It’s Saturday, and we’ve passed a major milestone. The base slab has now been poured and there’s no going back. Got up early today, ate a breakfast of Wheaties – breakfast of concrete champions – and got to it. I had purchased a very thick plastic bag that is sold as a way to mix concrete quickly and without mess. The initial plan was for me to be mixing one bag of Quikrete in the plastic bag while hubby mixed one or two bags of Quikrete in the wheelbarrow. We ended up doing all the mixing in the wheelbarrow one bag at a time. This wasn’t too bad because we ended up using only 14 bags of 60# Quikrete. Vaughn worked the hoe while I poured the water in a little at a time. Then we both shoveled it into place. I tamped and worked the concrete around the sides to try to make sure there wouldn’t be any voids.

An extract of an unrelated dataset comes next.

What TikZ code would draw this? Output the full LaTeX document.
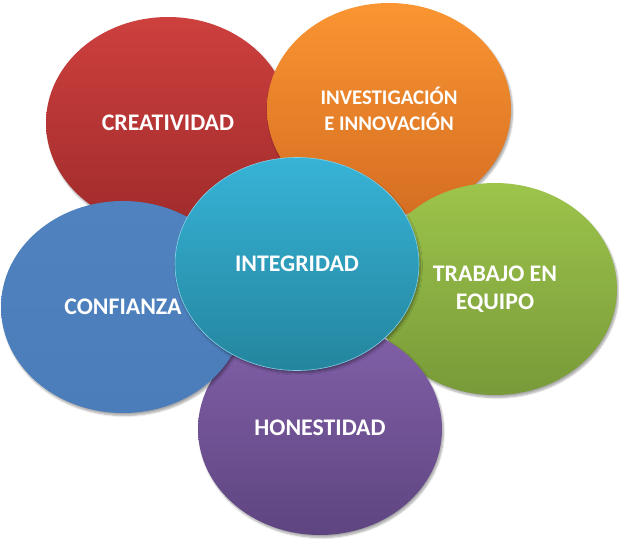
\documentclass[tikz,border=0pt]{standalone}
\usepackage{fontspec}
\setmainfont{Carlito}
\usetikzlibrary{shapes.geometric,shadows.blur}
\definecolor{redT}{HTML}{CD403E}
\definecolor{redB}{HTML}{A02B2B}
\definecolor{orgT}{HTML}{FA9532}
\definecolor{orgB}{HTML}{D56E22}
\definecolor{bluT}{HTML}{4F82BE}
\definecolor{bluB}{HTML}{4A7DBA}
\definecolor{grnT}{HTML}{9DC44B}
\definecolor{grnB}{HTML}{789A39}
\definecolor{purT}{HTML}{8260A9}
\definecolor{purB}{HTML}{5E4580}
\definecolor{tealT}{HTML}{37B3D7}
\definecolor{tealB}{HTML}{24859E}
\tikzset{
  petal/.style={ellipse, minimum width=244pt, minimum height=212pt, inner sep=0pt,
    text=white, font=\bfseries\fontsize{23.8}{28}\selectfont, align=center,
    blur shadow={shadow xshift=1.5pt, shadow yshift=-2.5pt, shadow blur steps=6, shadow opacity=35}},
}
\begin{document}
\begin{tikzpicture}[x=1pt,y=-1pt]
\useasboundingbox (0,0) rectangle (619,539);
\node[petal, top color=redT, bottom color=redB] (crea) at (168,123) {CREATIVIDAD};
\node[petal, top color=orgT, bottom color=orgB, font=\bfseries\fontsize{20.8}{26}\selectfont] (inv) at (389,109) {INVESTIGACIÓN\\E INNOVACIÓN};
\node[petal, top color=grnT, bottom color=grnB] (trab) at (495,289) {TRABAJO EN\\EQUIPO};
\node[petal, top color=purT, bottom color=purB] (hon) at (320,429) {\raisebox{3pt}{HONESTIDAD}};
\node[petal, top color=bluT, bottom color=bluB] (conf) at (123,307) {CONFIANZA};
\node[petal, top color=tealT, bottom color=tealB, draw=tealT!60!white, line width=0.6pt, minimum height=213pt] (integ) at (297,264) {\raisebox{1.5pt}{INTEGRIDAD}};
\end{tikzpicture}
\end{document}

Here in Georgia, the weather has been quite hot as you can imagine it being in August. I was concerned that the first batches of concrete would start setting up before we could mix the last bags, so we used ice water instead of water right out of the hose. I had saved a big batch of icecubes from the freezer (could have bought a bag of ice) and I put those in a plastic grocery bag and tied the top closed. I wanted cold water, not chunks of ice, in the concrete. The bag of ice went into a large cooler which I then filled with hose water. The cooler went on the tailgate of my truck and I siphoned off the water through a spigot on the cooler into some milk jugs that I used to measure the amount of water that went into each batch of concrete. No contractor would have gone to this much trouble, but hey, that’s why I wanted to do this myself.
Inside the slab I placed rebar along all four sides. After another layer of concrete, the welded wire mesh went in at approximately half the depth of the 6″ thick slab. After screeding the top and letting the bleed water subside, I started finishing with a metal float. I also went around the edges with an edger tool to round them off. Pretty good job for a girl!